Eğirdir Gölü'nde skandal! Kuruyan alanlara villa yaptılar

Eğirdir Gölü'nde skandal! Kuruyan alanlara villa yaptılar
Güncelleme:

Türkiye Tabiatını Koruma Derneği (TTKD) bilim danışmanı Dr. Erol Kesici, Eğirdir Gölü'nün 150 kilometrelik kıyı kesiminde; kuruyan doğal su aynası içinde tarım alanı, yol, barınak, villa, spor sahaları ve park gibi yapılaşmalarla işgallerin arttığını söyledi.

TTKD bilim danışmanı Kesici, Eğirdir Gölü çevresinde yaptığı incelemelerde, kuruyan alanlardaki yapılaşma ve göl çevresindeki sazlık alanların kesildiğini belirledi. Göl kurudukça kıyılarının sürekli tahrip ve işgal edildiğine dikkat çeken Kesici, sel, yangın, kuraklık gibi felaketlerden ders almak gerektiğini belirterek, “Doğayı korursak doğa da bizi korur. Nelerin yok edildiğinin farkında mısınız? Doğayla savaşa son verilmeli" dedi.

YASAK AMA SAZLIKLAR KESİLMİŞ

Dr. Kesici, Eğirdir Gölü'nün son yıllarda aşırı kuruma sürecine girmesinden sonra gölün ve yaşamın en önemli ortamları olan sazlık alanların, gölle bağlantısının azalması ve kesilmesinin söz konusu olduğunu söyledi. Kesici, gölün kurumakta olan habitatlarının suyla buluşturulması için gerekli önlemler alınması gerektiğini ve yasak olmasına rağmen sazlık alanların kesilmesine, köklenmesine, yakılmasına izin verilmemesi gerektiğini kaydetti.

 ''VİLLADAN BARINAĞA HER TÜRLÜ İŞGAL VAR''


Bu tür tahribatların göl kıyılarında giderek yoğunlaştığını, üzücü ve bilim dışı davranışlar olduğunu vurgulayan Dr. Kesici, “Eğirdir Gölü'nde 3 yıldır belgeleme ve araştırma yapıyoruz. Göl çevresinde yaklaşık 150 kilometrelik kıyı kesimlerinde ve daha çok gölün kuzey, kuzeydoğu, batı ve güney kesimlerindeki kuruyan doğal su aynası içerisinde, öncelikle tarım alanı, yol, barınak, villa, spor sahaları, park ve benzeri yapılaşmaların geçtiğimiz yıllara göre çok daha fazla yer aldığını görüyoruz.
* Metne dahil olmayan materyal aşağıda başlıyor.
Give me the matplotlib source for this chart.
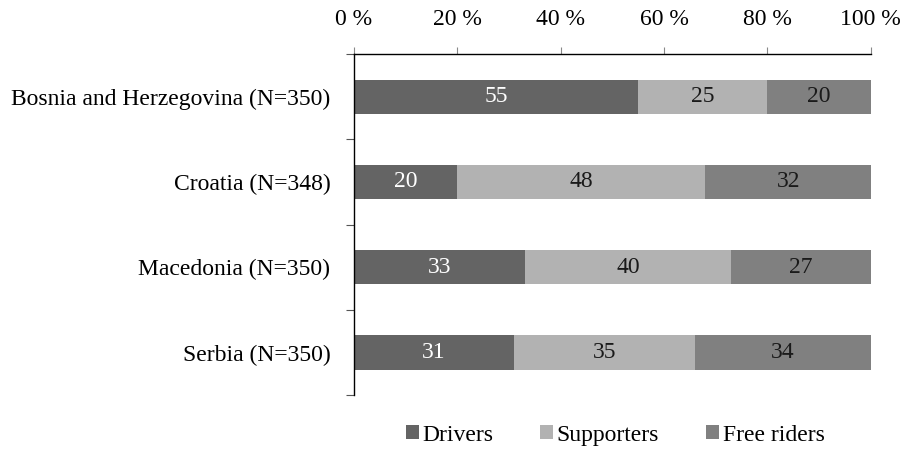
import matplotlib.pyplot as plt
from matplotlib.patches import Patch
import numpy as np

plt.rcParams['font.family'] = ['Liberation Serif', 'DejaVu Serif']

countries = ["Bosnia and Herzegovina (N=350)", "Croatia (N=348)",
             "Macedonia (N=350)", "Serbia (N=350)"]
drivers = [55, 20, 33, 31]
supporters = [25, 48, 40, 35]
free_riders = [20, 32, 27, 34]

series = [("Drivers", drivers, "#646464", "white"),
          ("Supporters", supporters, "#b2b2b2", "#1a1a1a"),
          ("Free riders", free_riders, "#808080", "#1a1a1a")]

FS = 17

fig = plt.figure(figsize=(9.1, 4.5), dpi=100)
ax = fig.add_axes([0.389, 0.122, 0.568, 0.758])

y = np.arange(len(countries))
left = np.zeros(len(countries))
handles = []
for name, vals, color, tcolor in series:
    vals = np.array(vals, dtype=float)
    bars = ax.barh(y, vals, left=left, height=0.4, color=color, edgecolor='none')
    for b, v in zip(bars, vals):
        ax.text(b.get_x() + b.get_width() / 2, b.get_y() + b.get_height() / 2,
                f"{int(v)}", ha='center', va='center', color=tcolor, fontsize=FS)
    left += vals
    handles.append(Patch(facecolor=color, edgecolor='none', label=name))

ax.set_xlim(0, 100)
ax.set_ylim(len(countries) - 0.5, -0.5)

ax.xaxis.tick_top()
ax.set_xticks(np.arange(0, 101, 20))
ax.set_xticklabels([f"{t} %" for t in range(0, 101, 20)])
ax.tick_params(axis='x', which='major', direction='out', length=5, width=0.8,
               labelsize=FS, pad=12, color='#888888')

ax.set_yticks(y)
ax.set_yticklabels(countries)
ax.set_yticks(np.arange(-0.5, len(countries), 1.0), minor=True)
ax.tick_params(axis='y', which='major', length=0, labelsize=FS, pad=17)
ax.tick_params(axis='y', which='minor', direction='out', length=6, width=0.8,
               color='#555555')

for s in ['right', 'bottom']:
    ax.spines[s].set_visible(False)
ax.spines['top'].set_linewidth(1.0)
ax.spines['left'].set_linewidth(1.0)

fig.legend(handles=handles, loc='center', bbox_to_anchor=(0.676, 0.033),
           ncol=3, frameon=False, fontsize=FS, handlelength=0.55, handleheight=0.55,
           handletextpad=0.15, columnspacing=2.0)

fig.savefig("out.png", dpi=100)
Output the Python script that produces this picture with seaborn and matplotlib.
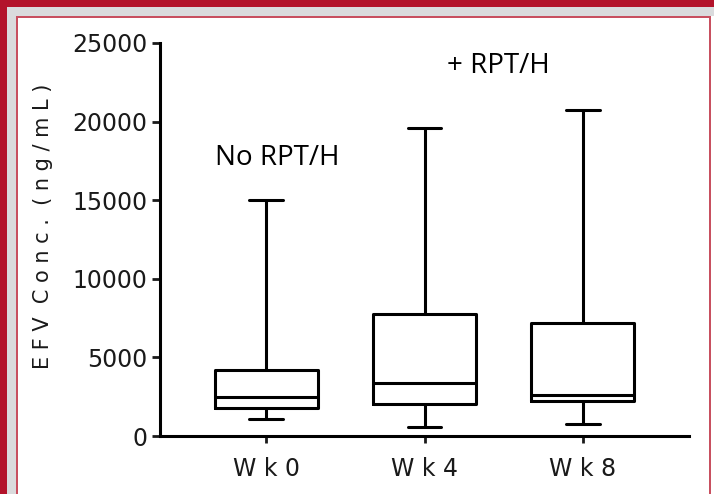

Ayrıca bu alanlar otlak olarak da çok yoğun bir şekilde kullanılıyor" dedi.

''SAZLIKLAR DOĞAL FİLTRE''

Bu tip sulak alanlarda sazlıkların korunması ve işgal edilmemesi gerektiğini belirten Kesici, “Çünkü doğal yaşam alanlarında bu tür tahribatların sonuçları, biyolojik çeşitliliğin azalmasına ve suyun-ürünün kirlenmesine, iklimin değişmesine, tarımda ürün kaybına neden olunmaktadır. Saz ve kamış olarak adlandırılan su bitkilerinin, göller ve nehirler için hem ekolojik hem de ekonomik önemleri çok fazladır. Canlıların yaşam ortamıdır. Kuşların, balıkların, börtü böceğin, bitkinin, bakterinin, kabuklu su canlılarının, memeli ve benzeri tüm canlıların beslenme, barınma, çoğalma alanlarıdır. Göl suyu için doğal filtredir" diye konuştu.

 BÜTÜNLEŞİK POLİTİKA

Yaptığı incelemelerde, göl çevresinde kuruyan alanlara inşa edilen çok sayıda villa benzeri yapıları da fotoğraflayan Dr. Kesici, öncelikle suyun korunmasının ilke edinilmesi, havza bazında konunun ele alınarak bütünleşik politika uygulanması gerektiğini söyledi. Kesici, su ve arazi planlarında sazlık alanların göz ardı edilmemesi gerektiğine de dikkat çekti.

Bu alanların koruma ve kullanımıyla ilgili kurum ve kuruluşlar arasında etkin iletişim ve iş birliği sağlanamadığını belirten Dr. Kesici, “Yerinden yönetimi sağlayacak, aynı zamanda alanın ekolojik, yaşamsal yapısındaki farklılaşmaları sürekli ve düzenli izleyecek ve gereken önlemleri zamanında alabilecek idari mekanizmaların oluşturulması zorunludur" dedi.